Un evento meteorologico estremo si è abbattuto sull’Italia nord-orientale nell’ottobre 2018. Lo scirocco ha soffiato fino a 200 chilometri orari nelle valli dolomitiche, schiantando al suolo circa 14 milioni di alberi. La pioggia incessante ha fatto esondare i torrenti, trascinando a valle tronchi e detriti.
Nel volgere di una notte, gli abitanti di alcune comunità montane di Trentino, Veneto e Friuli-Venezia Giulia si sono trovati con le cantine allagate e le case scoperchiate dal vento.
A distanza di sei anni, le conseguenze della tempesta Vaia sono ancora visibili e tangibili. Molti alberi sono rimasti a terra, perché raccoglierli è un’operazione complessa, che richiede esperienza e risorse. Del loro legno si nutre il Bostrico tipografo, un coleottero parassita che dalle piante morte passa a quelle ancora in piedi, generando un danno sei volte maggiore di quello della tempesta.
Inoltre, gli alberi caduti non svolgono più la loro funzione di protezione contro frane e valanghe, e i letti dissestati dei torrenti non sono più in grado di incanalare e contenere l’acqua. Mentre esperti e gente del luogo si rimboccano le maniche per riportare la situazione alla normalità, il danno economico complessivo è stato stimato in oltre tre miliardi di euro. Le tempeste hanno sempre fatto parte della storia dei boschi, ma il riscaldamento globale ne sta amplificando la portata e la frequenza.

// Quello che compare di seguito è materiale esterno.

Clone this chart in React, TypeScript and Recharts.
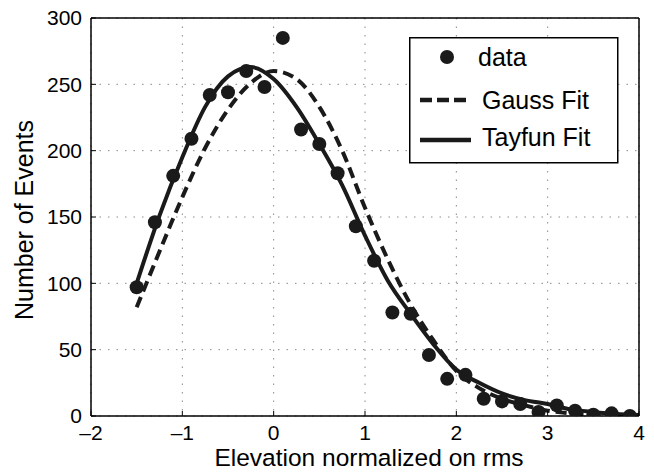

Con un approccio documentario e in dialogo con elementi della ricerca scientifica e d’archivio, There’s No Calm After the Storm indaga le conseguenze a lungo termine della tempesta Vaia. Il progetto si prefigge di analizzare quanto è accaduto con il tempo necessario per ponderare cause, conseguenze e prospettive future, sensibilizzando il pubblico sul tema dell’emergenza climatica esull’equilibrio fragile tra l’azione dell’uomo e la tenuta degli ecosistemi.